We know that any patch (sound or instrument) can be given any program number or Midi channel. Some standard or protocol had to be created in order to maintain a constant format so people could exchange Midi files. When you download a Midi file from the internet in your PC, your wave-table sound bank inside your sound card plays it just like your multi-timbral keyboard would (see previous illustrations). No matter what the song is, you'll hear all the parts play the right instruments because the Midi data uses a specific group of sounds call the General Midi bank.


The general Midi or GM bank contains 128 sounds organized into 16 groups. Each of the sounds in this bank is assigned a specific program number you can see a chart of the GM bank here. You'll find that the drum patch is typically on channel 10. Because a drum patch is made up of my different elements like snare drum, hihats etc, there had to be a standard midi map so the bass drum part doesn't play a cymbal sound for example. Unlike program numbers, the drum map is mapped by note numbers. See GM drum mapping chart here.

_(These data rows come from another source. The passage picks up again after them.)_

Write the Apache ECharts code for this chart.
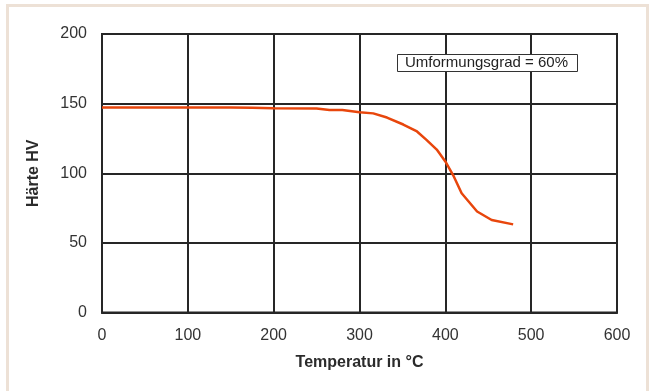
<!DOCTYPE html>
<html>
<head>
<meta charset="utf-8">
<script src="https://cdn.jsdelivr.net/npm/echarts@6/dist/echarts.min.js"></script>
<style>
html,body{margin:0;padding:0;background:#fff;}
#chart{width:649px;height:391px;}
</style>
</head>
<body>
<div id="chart"></div>
<script>
// Data
var temperatures = [0, 50, 100, 150, 175, 200, 250, 265, 280, 300, 316, 332, 351, 367, 378, 390, 400, 410, 419, 437, 454, 479];
var hardness     = [147.2, 147.2, 147.2, 147.2, 147, 146.6, 146.5, 145.5, 145.4, 143.8, 143, 140, 135, 130, 124, 117, 108.5, 97.5, 85.6, 72.5, 66.4, 63.3];
var xTicks = [0, 100, 200, 300, 400, 500, 600];
var yTicks = [0, 50, 100, 150, 200];
var xTitle = 'Temperatur in °C';
var yTitle = 'Härte HV';
var annotation = 'Umformungsgrad = 60%';

var seriesData = temperatures.map(function (t, i) { return [t, hardness[i]]; });

var chart = echarts.init(document.getElementById('chart'), null, {renderer: 'canvas'});
var font = 'Liberation Sans, Arial, sans-serif';
var gridColor = '#262626';

chart.setOption({
  backgroundColor: '#ffffff',
  animation: false,
  grid: {left: 102, right: 32, top: 34, bottom: 78.5, show: true, borderColor: gridColor, borderWidth: 2},
  xAxis: {
    type: 'value',
    min: xTicks[0], max: xTicks[xTicks.length - 1], interval: 100,
    name: xTitle, nameLocation: 'middle', nameGap: 42,
    nameTextStyle: {fontFamily: font, fontSize: 16, fontWeight: 'bold', color: '#2b2b2b'},
    axisLine: {show: true, lineStyle: {color: gridColor, width: 2}},
    axisTick: {show: false},
    axisLabel: {fontFamily: font, fontSize: 16, color: '#333', margin: 15},
    splitLine: {show: true, lineStyle: {color: gridColor, width: 2}}
  },
  yAxis: {
    type: 'value',
    min: yTicks[0], max: yTicks[yTicks.length - 1], interval: 50,
    name: yTitle, nameLocation: 'middle', nameGap: 60, nameRotate: 90,
    nameTextStyle: {fontFamily: font, fontSize: 16, fontWeight: 'bold', color: '#2b2b2b'},
    axisLine: {show: true, lineStyle: {color: gridColor, width: 2}},
    axisTick: {show: false},
    axisLabel: {fontFamily: font, fontSize: 16, color: '#333', margin: 15},
    splitLine: {show: true, lineStyle: {color: gridColor, width: 2}}
  },
  series: [{
    type: 'line',
    data: seriesData,
    showSymbol: false,
    smooth: false,
    lineStyle: {color: '#e8460c', width: 2.5},
    z: 5
  }],
  graphic: [
    {type: 'rect', shape: {x: 7.5, y: 5.5, width: 640, height: 400}, style: {fill: 'none', stroke: '#ede1d6', lineWidth: 3}, z: 0, silent: true},
    {type: 'rect', shape: {x: 397.5, y: 54.5, width: 180, height: 17}, style: {fill: '#ffffff', stroke: '#333', lineWidth: 1}, z: 10},
    {type: 'text', x: 405, y: 63, style: {text: annotation, fontFamily: font, fontSize: 15, fill: '#222', verticalAlign: 'middle', align: 'left'}, z: 11}
  ]
});
</script>
</body>
</html>
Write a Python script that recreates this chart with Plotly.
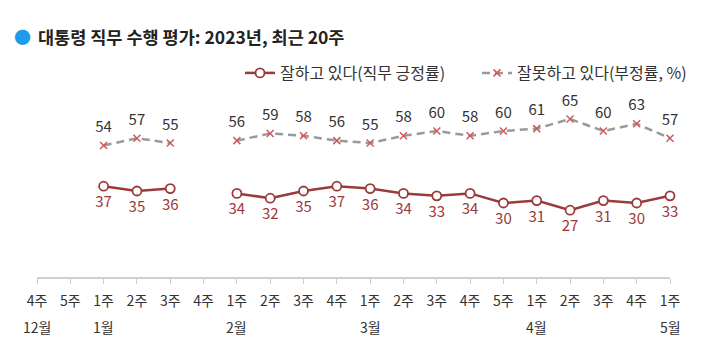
import plotly.graph_objects as go

weeks = ["4주", "5주", "1주", "2주", "3주", "4주", "1주", "2주", "3주", "4주",
         "1주", "2주", "3주", "4주", "5주", "1주", "2주", "3주", "4주", "1주"]
months = {0: "12월", 2: "1월", 6: "2월", 10: "3월", 15: "4월", 19: "5월"}
approve = [None, None, 37, 35, 36, None, 34, 32, 35, 37, 36, 34, 33, 34, 30, 31, 27, 31, 30, 33]
disapprove = [None, None, 54, 57, 55, None, 56, 59, 58, 56, 55, 58, 60, 58, 60, 61, 65, 60, 63, 57]

x = list(range(len(weeks)))
FONT = "Noto Sans CJK KR"
RED = "#9b3a3a"

# plot area in pixels: left 37, right 670, top 40, bottom 277
T, B = 40, 277
H = B - T

def py(pixel_y):
    return (B - pixel_y) / H

fig = go.Figure()
fig.add_trace(go.Scatter(
    x=x, y=approve, name="잘하고 있다(직무 긍정률)",
    mode="lines+markers", connectgaps=False,
    line=dict(color=RED, width=2.5),
    marker=dict(symbol="circle", size=9, color="white", line=dict(color=RED, width=1.8)),
    cliponaxis=False,
))
fig.add_trace(go.Scatter(
    x=x, y=disapprove, name="잘못하고 있다(부정률, %)",
    mode="lines+markers", connectgaps=False,
    line=dict(color="#9a9a9a", width=2.5, dash="8px,5px"),
    marker=dict(symbol="x-thin", size=7, color="#d05a5a", line=dict(color="#d05a5a", width=1.5)),
    cliponaxis=False,
))
# data labels
fig.add_trace(go.Scatter(
    x=x, y=approve, mode="markers+text", showlegend=False, hoverinfo="skip",
    marker=dict(size=14, opacity=0),
    text=[str(v) if v is not None else "" for v in approve],
    textposition="bottom center", textfont=dict(color=RED, size=15, family=FONT),
    cliponaxis=False,
))
fig.add_trace(go.Scatter(
    x=x, y=disapprove, mode="markers+text", showlegend=False, hoverinfo="skip",
    marker=dict(size=14, opacity=0),
    text=[str(v) if v is not None else "" for v in disapprove],
    textposition="top center", textfont=dict(color="#333333", size=15, family=FONT),
    cliponaxis=False,
))

for i, m in months.items():
    fig.add_annotation(x=i, y=py(327), xref="x", yref="paper", text=m, showarrow=False,
                       font=dict(size=14, color="#333333", family=FONT), yanchor="middle")

fig.update_layout(
    width=720, height=356,
    margin=dict(l=37, r=50, t=T, b=356 - B, autoexpand=False),
    paper_bgcolor="white", plot_bgcolor="white",
    font=dict(family=FONT, color="#333333"),
    showlegend=True,
    legend=dict(orientation="h", x=(240 - 37) / 633, xanchor="left", y=py(73), yanchor="middle",
                font=dict(size=16, color="#333333", family=FONT),
                entrywidth=192, entrywidthmode="pixels",
                bgcolor="rgba(0,0,0,0)"),
    xaxis=dict(range=[0, 19], tickmode="array", tickvals=x, ticktext=weeks,
               showgrid=False, zeroline=False, showline=True, linecolor="#d0d0d0", linewidth=1.5,
               ticks="outside", ticklen=5, tickcolor="#d0d0d0", ticklabelstandoff=5,
               tickfont=dict(size=14, color="#333333", family=FONT)),
    yaxis=dict(range=[-0.83, -0.83 + H / 2.4], visible=False, showgrid=False, zeroline=False),
)

fig.add_annotation(x=(37 - 37) / 633 - 0.002, y=py(36), xref="paper", yref="paper",
                   text="<b>대통령 직무 수행 평가: 2023년, 최근 20주</b>", showarrow=False,
                   xanchor="left", yanchor="middle",
                   font=dict(size=17.5, color="#222222", family=FONT))
fig.add_annotation(x=(22 - 37) / 633, y=py(36), xref="paper", yref="paper",
                   text="●", showarrow=False, xanchor="center", yanchor="middle",
                   font=dict(size=17, color="#1e9be9", family=FONT))

fig.write_html("out.html", config={"displayModeBar": False},
               post_script="document.body.style.margin='0';")
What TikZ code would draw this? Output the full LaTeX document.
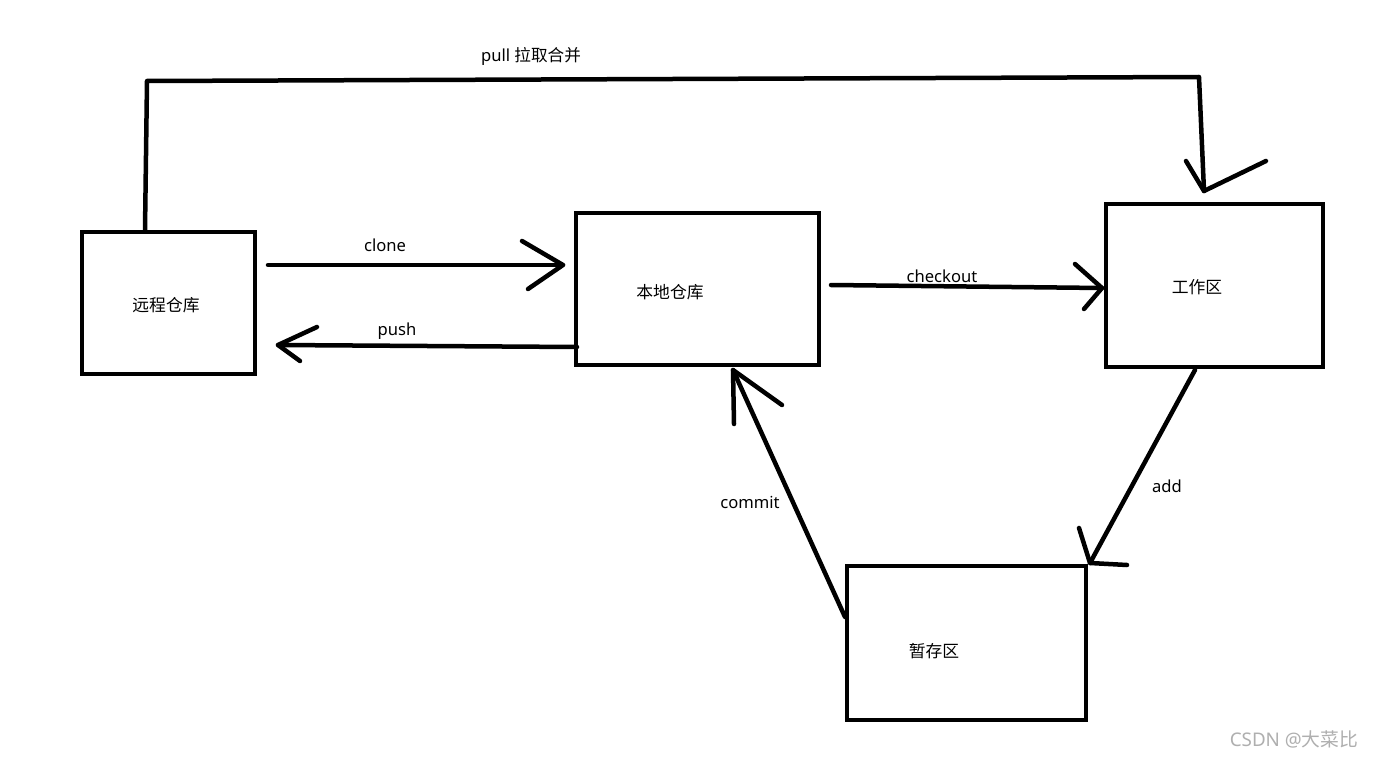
\documentclass[tikz,border=0pt]{standalone}
\usepackage{fontspec}
\setmainfont{Noto Sans}
\newfontfamily\cjk{Noto Sans CJK SC}
\usetikzlibrary{calc}
\definecolor{wmgray}{RGB}{175,175,175}
\begin{document}
\begin{tikzpicture}[x=1pt,y=-1pt,
  box/.style={draw, line width=4pt, rectangle, inner sep=0pt},
  conn/.style={line width=4.5pt, line cap=round, line join=round},
  lbl/.style={font=\fontsize{16.6}{18}\selectfont, inner sep=0pt},
  cjklbl/.style={font=\fontsize{16.8}{18}\selectfont\cjk, inner sep=0pt}]
\useasboundingbox[fill=white] (0,0) rectangle (1374,757);

% boxes
\node[box, minimum width=173pt, minimum height=142pt] (remote) at (168.5,303) {};
\node[box, minimum width=243pt, minimum height=152pt] (local) at (697.5,289) {};
\node[box, minimum width=217pt, minimum height=163pt] (work) at (1214.5,285.5) {};
\node[box, minimum width=239pt, minimum height=154pt] (stage) at (966.5,643) {};

% box texts
\node[cjklbl] (remoteT) at (166,305) {远程仓库};
\node[cjklbl] (localT) at (670,292) {本地仓库};
\node[cjklbl] (workT) at (1197,287) {工作区};
\node[cjklbl] (stageT) at (934,651) {暂存区};

% pull
\coordinate (pS) at ($(remote.north west)+(65,0)$);
\coordinate (pB) at (147,81);
\coordinate (pC) at (1199,77);
\coordinate (pT) at ($(work.north west)+(100,-11)$);
\draw[conn] (pS) -- (pB) -- (pC) -- (pT);
\draw[conn] (1186,161) -- (pT) -- (1266,161);
\node[lbl] (pullT) at (531,56) {pull {\cjk 拉取合并}};

% clone
\coordinate (cS) at ($(remote.east)+(11,-38)$);
\coordinate (cT) at ($(local.west)+(-11,-24)$);
\draw[conn] (cS) -- (cT);
\draw[conn] (522,241) -- (cT) -- (528,289);
\node[lbl] (cloneT) at (385,245) {clone};

% push
\coordinate (uS) at ($(local.west)+(3,58)$);
\coordinate (uT) at ($(remote.east)+(21,42)$);
\draw[conn] (uS) -- (uT);
\draw[conn] (317,327) -- (uT) -- (300,361);
\node[lbl] (pushT) at (397,331) {push};

% checkout
\coordinate (kS) at ($(local.east)+(10,-4)$);
\coordinate (kT) at ($(work.west)+(-2,2.5)$);
\draw[conn] (kS) -- (kT);
\draw[conn] (1075,264) -- (kT) -- (1084,309);
\node[lbl] (checkoutT) at (942,276) {checkout};

% add
\coordinate (aS) at ($(work.south)+(-19.5,1)$);
\coordinate (aT) at ($(stage.north east)+(2,-1)$);
\draw[conn] (aS) -- (aT);
\draw[conn] (1079,528) -- (aT) -- (1127,565);
\node[lbl] (addT) at (1167,486) {add};

% commit
\coordinate (mS) at ($(stage.west)+(0,-26)$);
\coordinate (mT) at ($(local.south)+(35.5,3)$);
\draw[conn] (mS) -- (mT);
\draw[conn] (734,424) -- (mT) -- (782,405);
\node[lbl] (commitT) at (750,502) {commit};

% watermark
\node[font=\fontsize{18.8}{20}\selectfont, text=wmgray, inner sep=0pt] (wm) at (1294,739) {CSDN @{\cjk 大菜比}};
\end{tikzpicture}
\end{document}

"Standard midi file" is a non-device specific format for GM files. The extension of a SMF is (.mid) it can be played by any device supporting this file format. Many current keyboards support SMF and a typical application would be to download a SMF from the internet and load it into your keyboard with a floppy disk or other media.


NOTE: GM is usually not the bank of choice for professionals. Keyboard Manufacturers do not assign a lot of ROM memory for the GM bank as they do for the rest of the sounds. The piano sound in a GM bank will not sound as stellar as the featured ROM heavy Grand piano in your keyboard. The Wave table sound GM bank located in the sound card of your PC is also not used for professional applications.